I got this feeling on the summer day when you were gone / I crashed my car into the bridge. I watched, I let it burn / I threw your shit into a bag and pushed it down the stairs / I crashed my car into the bridge / I don’t care”

Realizing a sense of joy without a partner, destroying stuff for no reason, asserting ownership over your personal space, and generally not giving a shit. In a society that tells women, “Don’t be a victim,” instead of telling men not to victimize, it’s rare to hear these things promoted as feminine virtues, which makes it that much more imperative that Icona Pop do so, especially within the format of a mainstream pop song that is catchy as hell and could provoke a shout-along from even the most ardent anti-feminist.
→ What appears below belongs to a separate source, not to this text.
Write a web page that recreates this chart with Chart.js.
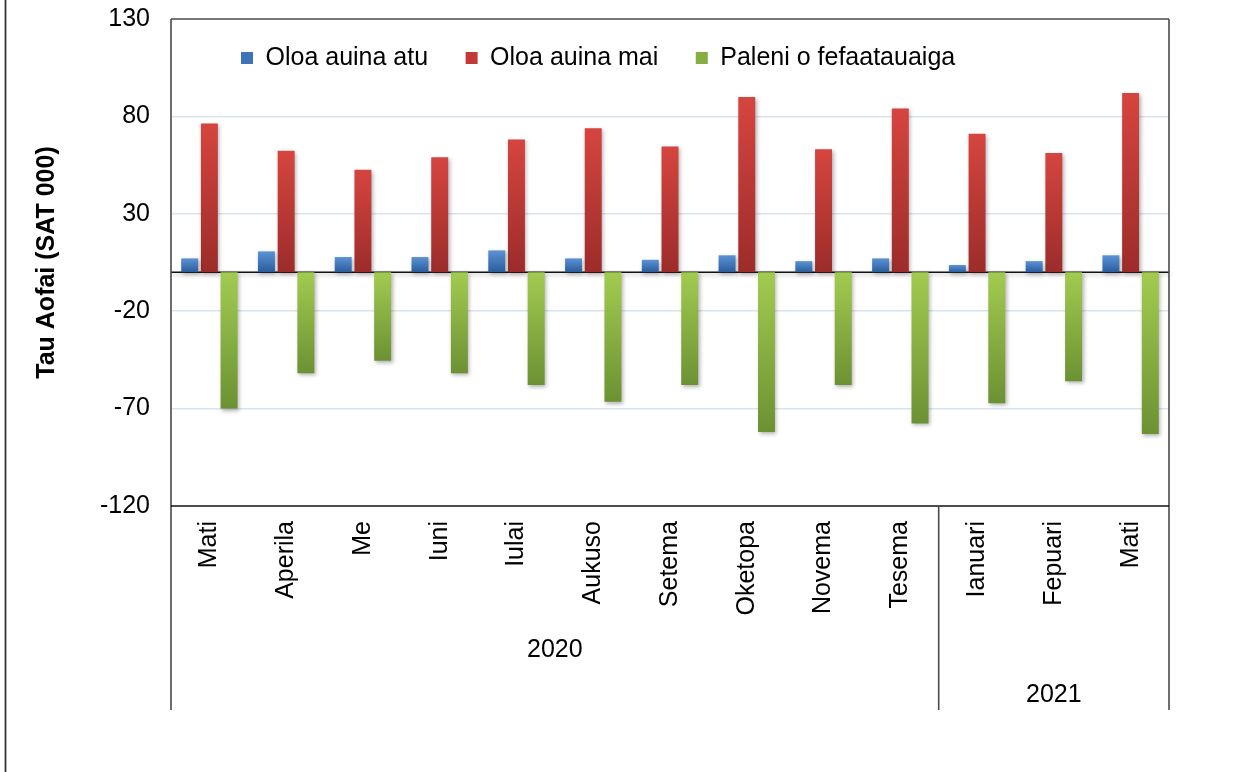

Which is why Cyrus might have made the best decision of her career so far to bring Sky Ferreira and Icona Pop on the road with her in 2014. There could be no better rebuttal of the flak that she’s received in recent months regarding her newly overt sexuality than to take the stage with fellow female performers who similarly reject the social tendency to restrict women’s desires, bodies, and emotions to a convenient space and time. I know it might not seem like Cyrus is twerking her way to a feminist revolution just yet. But she is definitely assembling the troops.